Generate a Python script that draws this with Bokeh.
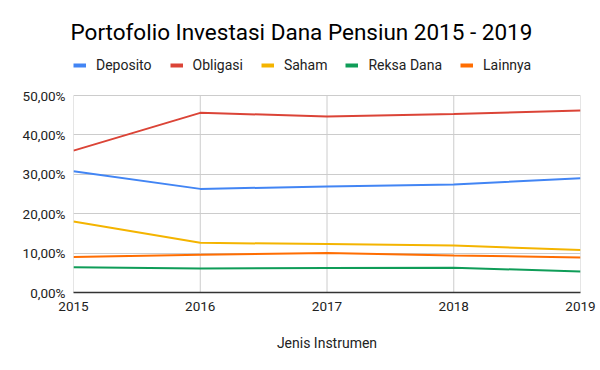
from bokeh.plotting import figure
from bokeh.models import (Range1d, FixedTicker, CustomJSTickFormatter, Legend, LegendItem, Title)
from bokeh.embed import file_html
from bokeh.resources import INLINE

years = [2015, 2016, 2017, 2018, 2019]
deposito = [30.8, 26.3, 26.9, 27.4, 29.0]
obligasi = [36.0, 45.6, 44.7, 45.3, 46.2]
saham = [18.0, 12.6, 12.3, 11.9, 10.8]
reksa_dana = [6.4, 6.1, 6.2, 6.3, 5.3]
lainnya = [9.0, 9.6, 10.0, 9.4, 8.9]
y_ticks = [0, 10, 20, 30, 40, 50]

series = [
    ("Deposito", deposito, "#4285F4"),
    ("Obligasi", obligasi, "#DB4437"),
    ("Saham", saham, "#F4B400"),
    ("Reksa Dana", reksa_dana, "#0F9D58"),
    ("Lainnya", lainnya, "#FF6D01"),
]

FONT = "Roboto"
NAN = float("nan")

# frame: top 57, bottom 292 (235 px); data 0..50 occupies the lower 197 px
FRAME_TOP, FRAME_BOTTOM, DATA_TOP = 57, 292, 95
y_end = y_ticks[-1] * (FRAME_BOTTOM - FRAME_TOP) / (FRAME_BOTTOM - DATA_TOP)

p = figure(width=600, height=370, output_backend="svg", toolbar_location=None,
           x_range=Range1d(years[0], years[-1]), y_range=Range1d(y_ticks[0], y_end),
           min_border_left=73, min_border_right=20, min_border_bottom=370 - FRAME_BOTTOM,
           min_border_top=FRAME_TOP, title=None)
p.outline_line_color = None
p.background_fill_color = "white"
p.border_fill_color = "white"

# vertical grid lines limited to the data area
p.segment(x0=years, y0=[y_ticks[0]] * len(years), x1=years, y1=[y_ticks[-1]] * len(years),
          line_color="#cccccc", line_width=1)

items = []
for name, vals, col in series:
    p.line(years, vals, line_color=col, line_width=2)
    # legend proxy (draws nothing on the plot) so the swatch can be thicker
    sw = p.line([NAN], [NAN], line_color=col, line_width=4)
    items.append(LegendItem(label=name, renderers=[sw]))

legend = Legend(items=items, orientation="horizontal", location="top_left",
                label_text_font=FONT, label_text_font_size="14px", label_text_color="#222222",
                glyph_width=13, glyph_height=16, label_standoff=10, spacing=18,
                padding=0, margin=0, border_line_color=None, background_fill_alpha=0)
p.add_layout(legend, "center")

title = Title(text="Portofolio Investasi Dana Pensiun 2015 - 2019", align="left",
              offset=-3, text_font=FONT, text_font_size="22.5px", text_font_style="normal",
              text_color="#000000", standoff=25)
p.add_layout(title, "above")

p.xaxis.ticker = FixedTicker(ticks=years)
p.yaxis.ticker = FixedTicker(ticks=y_ticks)
p.yaxis.formatter = CustomJSTickFormatter(code="return tick.toFixed(2).replace('.', ',') + '%';")
p.xaxis.formatter = CustomJSTickFormatter(code="return tick.toFixed(0);")

for ax in (p.xaxis, p.yaxis):
    ax.major_tick_in = 0
    ax.major_tick_out = 0
    ax.minor_tick_in = 0
    ax.minor_tick_out = 0
    ax.major_label_text_font = FONT
    ax.major_label_text_font_size = "13.5px"
    ax.major_label_text_color = "#222222"
p.xaxis.major_label_standoff = 9
p.yaxis.major_label_standoff = 8

p.yaxis.axis_line_color = None
p.xaxis.axis_line_color = "#333333"
p.xaxis.axis_line_width = 1.5
p.xaxis.axis_label = "Jenis Instrumen"
p.xaxis.axis_label_text_font = FONT
p.xaxis.axis_label_text_font_size = "14px"
p.xaxis.axis_label_text_font_style = "normal"
p.xaxis.axis_label_text_color = "#222222"
p.xaxis.axis_label_standoff = 21

p.xgrid.visible = False
p.ygrid.grid_line_color = "#cccccc"
p.ygrid.grid_line_width = 1

open("out.html", "w").write(file_html(p, INLINE))
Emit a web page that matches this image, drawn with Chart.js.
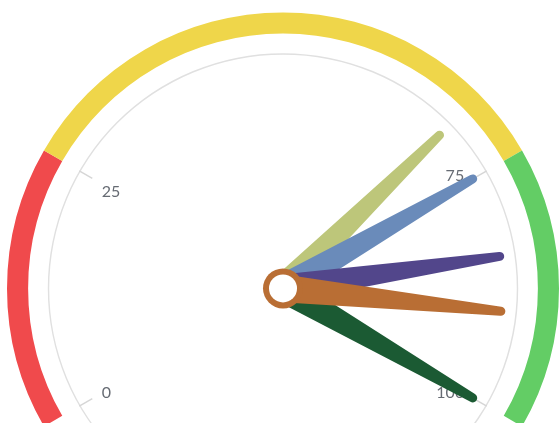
<!DOCTYPE html>
<html>
<head>
<meta charset="utf-8">
<script src="https://cdn.jsdelivr.net/npm/chart.js@4.4.0/dist/chart.umd.min.js"></script>
<style>
    html, body { margin: 0; padding: 0; background: #fff; overflow: hidden; }
    #wrap { position: relative; width: 559px; height: 484px; }
</style>
</head>
<body>
<div id="wrap"><canvas id="gaugeChart"></canvas></div>
<script>
// Gauge range
const gaugeMin = 0;
const gaugeMax = 100;

// Colour bands on the outer ring (widths in gauge units)
const bandSizes = [25, 50, 25];
const bandColors = ['#F04A4C', '#EFD64A', '#63CD65'];

// Axis ticks
const tickValues = [0, 25, 75, 100];
const tickLabels = ['0', '25', '75', '100'];

// Pointers, in draw order
const needleValues = [69, 75, 84, 100, 90];
const needleColors = ['#BDC67A', '#6A8BBA', '#52468B', '#1B5A33', '#B96E34'];

document.addEventListener('DOMContentLoaded', function () {
    Chart.defaults.font.family = "Lato, sans-serif";

    // maps a gauge value to an angle using the band ring's own arcs
    function valueToAngle(chart, v) {
        const arcs = chart.getDatasetMeta(0).data;
        const a0 = arcs[0].startAngle;
        const a1 = arcs[arcs.length - 1].endAngle;
        return a0 + (v - gaugeMin) / (gaugeMax - gaugeMin) * (a1 - a0);
    }

    const gaugeOverlay = {
        id: 'gaugeOverlay',
        afterDatasetsDraw(chart) {
            const ctx = chart.ctx;
            const band = chart.getDatasetMeta(0).data[0];
            const axis = chart.getDatasetMeta(2).data[0];
            const cx = band.x, cy = band.y;
            const R = band.outerRadius;
            const rAxis = axis.outerRadius;

            // ticks + labels
            ctx.save();
            ctx.strokeStyle = '#d6d6d6';
            ctx.lineWidth = 1.5;
            ctx.fillStyle = '#666b73';
            ctx.font = "16px Lato, sans-serif";
            tickValues.forEach((v, i) => {
                const a = valueToAngle(chart, v);
                const c = Math.cos(a), s = Math.sin(a);
                ctx.beginPath();
                ctx.moveTo(cx + c * rAxis, cy + s * rAxis);
                ctx.lineTo(cx + c * (rAxis - 15), cy + s * (rAxis - 15));
                ctx.stroke();
                // label anchored inside the tick, aligned away from the rim
                const rl = rAxis - 26;
                ctx.textAlign = c < -0.4 ? 'left' : (c > 0.4 ? 'right' : 'center');
                ctx.textBaseline = s < -0.4 ? (c < 0 ? 'top' : 'bottom') : 'middle';
                ctx.fillText(tickLabels[i], cx + c * rl, cy + s * rl);
            });
            ctx.restore();

            // needles
            const L = R * 0.81;
            const wb = 14, wt = 4.5;
            needleValues.forEach((v, i) => {
                const a = valueToAngle(chart, v);
                const ux = Math.cos(a), uy = Math.sin(a);
                const nx = -uy, ny = ux;
                const tx = cx + ux * (L - wt), ty = cy + uy * (L - wt);
                ctx.save();
                ctx.fillStyle = needleColors[i];
                ctx.beginPath();
                ctx.moveTo(cx + nx * wb, cy + ny * wb);
                ctx.lineTo(tx + nx * wt, ty + ny * wt);
                ctx.arc(tx, ty, wt, a + Math.PI / 2, a - Math.PI / 2, true);
                ctx.lineTo(cx - nx * wb, cy - ny * wb);
                ctx.closePath();
                ctx.fill();
                ctx.restore();
            });

            // pivot
            ctx.save();
            ctx.beginPath();
            ctx.arc(cx, cy, 20, 0, Math.PI * 2);
            ctx.fillStyle = '#B96E34';
            ctx.fill();
            ctx.beginPath();
            ctx.arc(cx, cy, 14, 0, Math.PI * 2);
            ctx.fillStyle = '#fff';
            ctx.fill();
            ctx.restore();
        }
    };

    const ctx = document.getElementById('gaugeChart').getContext('2d');
    new Chart(ctx, {
        type: 'doughnut',
        data: {
            labels: ['low', 'mid', 'high'],
            datasets: [{
                // outer colour band
                data: bandSizes,
                backgroundColor: bandColors,
                borderWidth: 0,
                weight: 22,
                rotation: -120,
                circumference: 240
            }, {
                // empty gap between band and axis line
                data: [gaugeMax - gaugeMin],
                backgroundColor: 'rgba(0,0,0,0)',
                borderWidth: 0,
                weight: 20.5,
                rotation: -120,
                circumference: 240
            }, {
                // thin grey axis line
                data: [gaugeMax - gaugeMin],
                backgroundColor: '#e0e0e0',
                borderWidth: 0,
                weight: 1.5,
                rotation: -135,
                circumference: 270
            }]
        },
        options: {
            responsive: true,
            maintainAspectRatio: false,
            animation: false,
            cutout: '84.7%',
            layout: { padding: { top: 12, left: 7, right: 0, bottom: 0 } },
            events: [],
            plugins: {
                legend: { display: false },
                tooltip: { enabled: false }
            }
        },
        plugins: [gaugeOverlay]
    });
});
</script>
</body>
</html>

_Given exercise_. Starting at the top of the listing above, reproduce each line up to and including the one with "from bokeh.resources import INLINE"; omit the pictures.

_Output of the exercise_.
Generate a Python script that draws this with Bokeh.
from bokeh.plotting import figure
from bokeh.models import (Range1d, FixedTicker, CustomJSTickFormatter, Legend, LegendItem, Title)
from bokeh.embed import file_html
from bokeh.resources import INLINE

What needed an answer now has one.